[Exercise prompt] From the data that follows, print exactly the lines starting at the one containing "Give me the" and ending at the one containing "import * as d3 from 'd3';"; include both of them and nothing more.

Source code of charts:
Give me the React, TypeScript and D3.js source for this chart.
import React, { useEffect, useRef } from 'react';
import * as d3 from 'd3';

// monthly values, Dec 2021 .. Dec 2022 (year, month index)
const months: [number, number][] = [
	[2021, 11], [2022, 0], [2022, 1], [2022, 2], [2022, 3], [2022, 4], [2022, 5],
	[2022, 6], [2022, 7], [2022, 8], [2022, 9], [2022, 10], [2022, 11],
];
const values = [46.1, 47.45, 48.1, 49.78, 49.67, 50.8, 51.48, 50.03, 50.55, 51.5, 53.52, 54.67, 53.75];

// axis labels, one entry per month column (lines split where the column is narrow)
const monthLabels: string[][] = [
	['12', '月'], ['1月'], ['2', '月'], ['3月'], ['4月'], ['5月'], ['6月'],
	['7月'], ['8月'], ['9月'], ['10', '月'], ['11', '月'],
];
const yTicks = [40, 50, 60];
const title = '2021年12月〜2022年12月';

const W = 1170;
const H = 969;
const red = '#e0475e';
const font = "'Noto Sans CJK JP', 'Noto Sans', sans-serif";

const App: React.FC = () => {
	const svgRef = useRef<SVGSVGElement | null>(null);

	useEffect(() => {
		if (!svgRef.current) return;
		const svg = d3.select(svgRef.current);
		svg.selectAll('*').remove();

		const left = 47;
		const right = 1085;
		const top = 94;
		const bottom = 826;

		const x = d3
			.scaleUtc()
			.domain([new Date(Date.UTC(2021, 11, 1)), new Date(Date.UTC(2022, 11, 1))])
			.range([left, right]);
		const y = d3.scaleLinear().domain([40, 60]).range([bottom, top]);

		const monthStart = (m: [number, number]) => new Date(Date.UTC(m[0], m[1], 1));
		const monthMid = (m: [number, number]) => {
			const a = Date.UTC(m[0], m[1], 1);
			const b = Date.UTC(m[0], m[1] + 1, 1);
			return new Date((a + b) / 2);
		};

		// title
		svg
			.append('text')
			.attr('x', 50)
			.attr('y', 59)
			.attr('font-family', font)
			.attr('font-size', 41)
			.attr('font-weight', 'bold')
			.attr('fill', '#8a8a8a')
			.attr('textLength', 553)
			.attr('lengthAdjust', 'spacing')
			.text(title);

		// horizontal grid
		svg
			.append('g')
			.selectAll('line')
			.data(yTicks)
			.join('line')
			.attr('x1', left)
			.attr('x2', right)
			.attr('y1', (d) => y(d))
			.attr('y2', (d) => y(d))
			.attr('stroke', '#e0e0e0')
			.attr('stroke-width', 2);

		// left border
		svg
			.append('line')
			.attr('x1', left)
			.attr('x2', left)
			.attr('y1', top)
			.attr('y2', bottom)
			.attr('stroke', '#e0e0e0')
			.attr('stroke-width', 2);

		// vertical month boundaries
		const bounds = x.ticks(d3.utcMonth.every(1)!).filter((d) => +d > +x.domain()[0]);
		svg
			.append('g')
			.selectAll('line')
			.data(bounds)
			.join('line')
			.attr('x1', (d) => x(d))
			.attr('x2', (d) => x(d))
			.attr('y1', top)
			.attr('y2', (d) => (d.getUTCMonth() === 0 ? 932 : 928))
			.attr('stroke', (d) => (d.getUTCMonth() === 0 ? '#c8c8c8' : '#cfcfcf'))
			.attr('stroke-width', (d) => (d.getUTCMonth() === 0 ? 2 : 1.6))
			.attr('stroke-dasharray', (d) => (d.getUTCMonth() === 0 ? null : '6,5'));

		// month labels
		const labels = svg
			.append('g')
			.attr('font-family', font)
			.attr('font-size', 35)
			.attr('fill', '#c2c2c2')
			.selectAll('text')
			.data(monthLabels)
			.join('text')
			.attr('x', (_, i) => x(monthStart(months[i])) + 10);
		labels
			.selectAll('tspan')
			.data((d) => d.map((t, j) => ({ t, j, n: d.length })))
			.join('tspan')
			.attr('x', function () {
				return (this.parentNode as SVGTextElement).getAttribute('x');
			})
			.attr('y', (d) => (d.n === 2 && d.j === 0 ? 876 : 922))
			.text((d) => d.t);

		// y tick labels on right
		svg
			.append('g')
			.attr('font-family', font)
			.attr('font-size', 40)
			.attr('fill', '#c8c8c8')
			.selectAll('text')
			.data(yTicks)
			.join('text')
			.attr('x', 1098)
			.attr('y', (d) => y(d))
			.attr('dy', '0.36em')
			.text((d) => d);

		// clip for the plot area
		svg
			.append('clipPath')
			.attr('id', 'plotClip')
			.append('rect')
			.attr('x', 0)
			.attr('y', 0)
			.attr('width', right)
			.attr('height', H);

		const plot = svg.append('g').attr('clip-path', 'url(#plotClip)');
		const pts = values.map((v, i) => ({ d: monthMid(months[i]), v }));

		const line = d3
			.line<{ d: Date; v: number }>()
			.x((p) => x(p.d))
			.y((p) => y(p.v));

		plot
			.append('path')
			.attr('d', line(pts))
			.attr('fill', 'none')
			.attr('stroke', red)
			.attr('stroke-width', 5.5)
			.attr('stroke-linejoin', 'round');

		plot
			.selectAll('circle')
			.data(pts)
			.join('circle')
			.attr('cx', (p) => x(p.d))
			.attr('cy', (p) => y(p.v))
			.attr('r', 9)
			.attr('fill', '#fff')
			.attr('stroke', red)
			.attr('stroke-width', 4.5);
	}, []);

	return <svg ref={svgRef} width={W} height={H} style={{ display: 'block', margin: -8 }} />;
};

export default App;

--

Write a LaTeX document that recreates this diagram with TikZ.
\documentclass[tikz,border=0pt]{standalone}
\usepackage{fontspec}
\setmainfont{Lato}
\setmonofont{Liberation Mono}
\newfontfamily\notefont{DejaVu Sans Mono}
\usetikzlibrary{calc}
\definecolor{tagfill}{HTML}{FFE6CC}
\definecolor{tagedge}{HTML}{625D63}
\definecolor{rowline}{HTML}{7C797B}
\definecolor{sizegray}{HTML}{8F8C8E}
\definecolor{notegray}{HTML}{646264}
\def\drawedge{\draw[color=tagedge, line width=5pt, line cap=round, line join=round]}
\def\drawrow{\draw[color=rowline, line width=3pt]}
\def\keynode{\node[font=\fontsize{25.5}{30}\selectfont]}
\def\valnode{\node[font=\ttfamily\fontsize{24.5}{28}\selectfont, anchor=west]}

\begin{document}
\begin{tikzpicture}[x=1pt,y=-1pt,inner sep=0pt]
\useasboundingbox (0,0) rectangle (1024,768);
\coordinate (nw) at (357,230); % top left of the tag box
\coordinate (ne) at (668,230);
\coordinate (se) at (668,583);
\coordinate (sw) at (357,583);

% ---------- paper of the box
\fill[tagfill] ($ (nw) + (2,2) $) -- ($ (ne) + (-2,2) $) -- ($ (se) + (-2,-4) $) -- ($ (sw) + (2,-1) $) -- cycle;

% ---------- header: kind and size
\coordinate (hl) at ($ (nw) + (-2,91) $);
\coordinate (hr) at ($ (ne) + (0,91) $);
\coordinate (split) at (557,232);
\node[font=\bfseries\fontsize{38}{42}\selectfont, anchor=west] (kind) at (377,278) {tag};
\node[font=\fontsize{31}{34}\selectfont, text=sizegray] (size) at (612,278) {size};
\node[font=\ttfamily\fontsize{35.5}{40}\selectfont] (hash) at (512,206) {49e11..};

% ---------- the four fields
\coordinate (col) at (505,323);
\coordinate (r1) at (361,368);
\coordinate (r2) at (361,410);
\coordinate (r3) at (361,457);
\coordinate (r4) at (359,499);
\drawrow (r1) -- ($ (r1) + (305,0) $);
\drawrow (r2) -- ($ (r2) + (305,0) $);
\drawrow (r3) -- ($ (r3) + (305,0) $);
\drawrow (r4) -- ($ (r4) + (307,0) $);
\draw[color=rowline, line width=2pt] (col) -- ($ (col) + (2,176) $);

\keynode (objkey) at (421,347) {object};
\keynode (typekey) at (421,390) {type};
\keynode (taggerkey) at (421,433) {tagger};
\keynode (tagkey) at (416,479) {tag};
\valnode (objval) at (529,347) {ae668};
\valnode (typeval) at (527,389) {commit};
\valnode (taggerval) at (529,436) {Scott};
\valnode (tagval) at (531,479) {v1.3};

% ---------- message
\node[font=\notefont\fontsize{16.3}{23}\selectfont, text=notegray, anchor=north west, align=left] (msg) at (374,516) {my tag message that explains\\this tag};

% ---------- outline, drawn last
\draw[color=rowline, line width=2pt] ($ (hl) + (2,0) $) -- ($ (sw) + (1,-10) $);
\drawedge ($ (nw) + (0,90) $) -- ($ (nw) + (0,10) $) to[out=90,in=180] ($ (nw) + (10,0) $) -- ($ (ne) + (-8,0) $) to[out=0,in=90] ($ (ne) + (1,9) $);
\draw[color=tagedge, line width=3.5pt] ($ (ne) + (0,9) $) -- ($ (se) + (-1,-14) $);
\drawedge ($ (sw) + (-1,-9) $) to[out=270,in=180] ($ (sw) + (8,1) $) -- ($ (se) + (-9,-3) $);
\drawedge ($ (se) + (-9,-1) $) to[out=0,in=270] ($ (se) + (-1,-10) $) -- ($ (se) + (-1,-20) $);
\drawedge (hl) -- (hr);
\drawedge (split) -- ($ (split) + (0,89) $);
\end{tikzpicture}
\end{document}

--

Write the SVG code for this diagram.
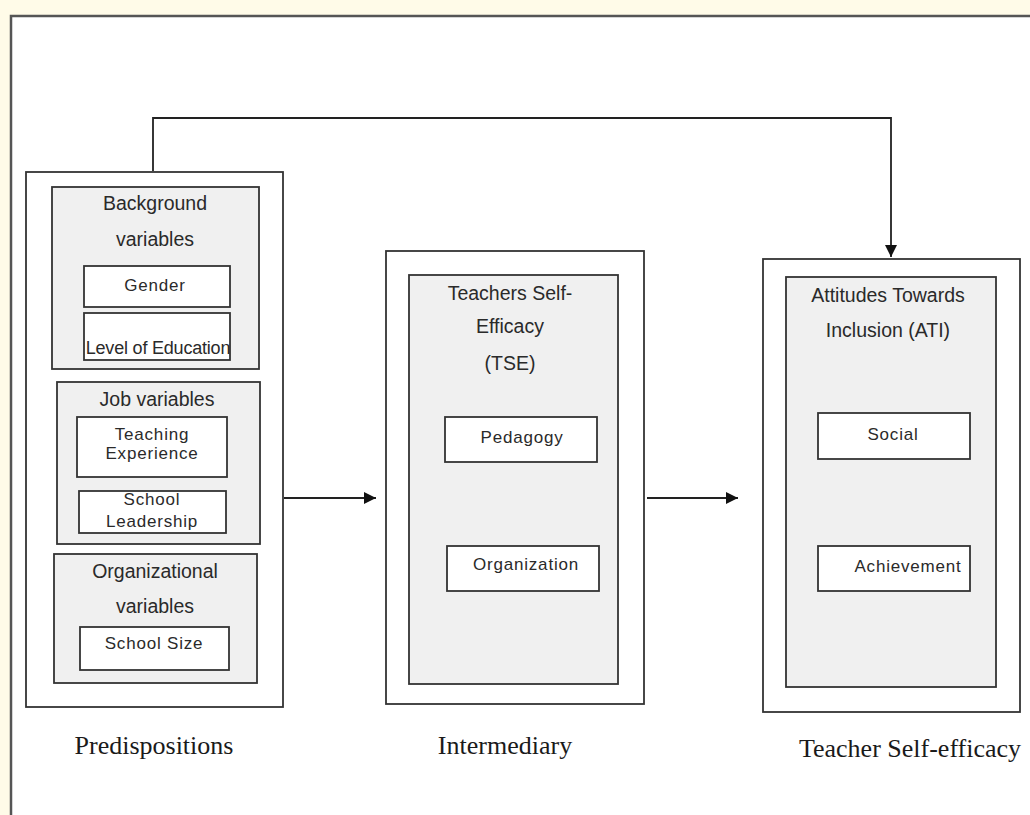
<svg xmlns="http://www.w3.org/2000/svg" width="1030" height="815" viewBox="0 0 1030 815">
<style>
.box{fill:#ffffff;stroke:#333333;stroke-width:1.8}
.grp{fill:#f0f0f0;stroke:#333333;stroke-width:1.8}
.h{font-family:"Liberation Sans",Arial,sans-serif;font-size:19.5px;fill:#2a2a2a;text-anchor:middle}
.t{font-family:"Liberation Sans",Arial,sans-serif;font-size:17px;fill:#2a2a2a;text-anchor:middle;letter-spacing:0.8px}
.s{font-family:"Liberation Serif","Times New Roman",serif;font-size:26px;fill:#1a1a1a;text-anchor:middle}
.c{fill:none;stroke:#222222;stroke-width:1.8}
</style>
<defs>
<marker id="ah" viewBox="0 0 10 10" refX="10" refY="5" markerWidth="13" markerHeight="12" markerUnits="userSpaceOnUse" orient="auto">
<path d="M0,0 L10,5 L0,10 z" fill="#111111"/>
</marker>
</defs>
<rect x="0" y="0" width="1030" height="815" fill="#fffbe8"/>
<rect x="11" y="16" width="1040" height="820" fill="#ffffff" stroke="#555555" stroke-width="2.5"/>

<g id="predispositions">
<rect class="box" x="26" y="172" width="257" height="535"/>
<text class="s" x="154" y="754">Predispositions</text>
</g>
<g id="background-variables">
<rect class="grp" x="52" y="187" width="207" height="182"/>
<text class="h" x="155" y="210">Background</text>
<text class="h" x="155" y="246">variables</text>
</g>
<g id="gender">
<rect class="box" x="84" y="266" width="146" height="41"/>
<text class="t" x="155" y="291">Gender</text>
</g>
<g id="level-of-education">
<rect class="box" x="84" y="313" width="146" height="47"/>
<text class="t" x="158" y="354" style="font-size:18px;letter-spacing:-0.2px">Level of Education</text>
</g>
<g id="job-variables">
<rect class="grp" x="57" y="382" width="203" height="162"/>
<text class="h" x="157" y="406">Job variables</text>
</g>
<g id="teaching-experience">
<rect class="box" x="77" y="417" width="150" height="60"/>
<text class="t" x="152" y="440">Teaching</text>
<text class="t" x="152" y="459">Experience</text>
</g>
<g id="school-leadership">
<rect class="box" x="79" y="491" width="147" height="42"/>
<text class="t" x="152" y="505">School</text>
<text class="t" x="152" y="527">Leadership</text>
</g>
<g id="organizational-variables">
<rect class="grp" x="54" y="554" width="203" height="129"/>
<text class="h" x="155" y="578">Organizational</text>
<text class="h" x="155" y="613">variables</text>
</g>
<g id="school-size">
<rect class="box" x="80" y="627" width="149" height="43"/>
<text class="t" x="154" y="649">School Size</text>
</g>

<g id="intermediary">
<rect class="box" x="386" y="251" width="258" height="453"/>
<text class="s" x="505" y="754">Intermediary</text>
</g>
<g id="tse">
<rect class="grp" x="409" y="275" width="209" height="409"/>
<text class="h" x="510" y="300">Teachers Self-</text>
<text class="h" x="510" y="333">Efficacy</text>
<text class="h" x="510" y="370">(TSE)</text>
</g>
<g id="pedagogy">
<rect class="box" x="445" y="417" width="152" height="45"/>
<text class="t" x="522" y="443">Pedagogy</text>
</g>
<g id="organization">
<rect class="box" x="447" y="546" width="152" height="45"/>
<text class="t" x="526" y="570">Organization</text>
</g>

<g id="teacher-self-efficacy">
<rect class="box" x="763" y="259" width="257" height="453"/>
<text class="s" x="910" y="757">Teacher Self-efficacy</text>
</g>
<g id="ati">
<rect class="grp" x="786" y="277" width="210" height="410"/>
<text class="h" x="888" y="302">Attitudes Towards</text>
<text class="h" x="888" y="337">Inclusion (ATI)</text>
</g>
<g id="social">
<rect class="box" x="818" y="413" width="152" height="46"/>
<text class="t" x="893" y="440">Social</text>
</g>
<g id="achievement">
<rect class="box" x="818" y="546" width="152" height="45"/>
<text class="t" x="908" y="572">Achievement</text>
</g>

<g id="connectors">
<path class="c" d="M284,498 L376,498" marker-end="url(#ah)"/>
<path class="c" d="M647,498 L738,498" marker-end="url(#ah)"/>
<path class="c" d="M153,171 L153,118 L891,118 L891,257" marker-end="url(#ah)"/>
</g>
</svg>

[Exercise output]
Give me the React, TypeScript and D3.js source for this chart.
import React, { useEffect, useRef } from 'react';
import * as d3 from 'd3';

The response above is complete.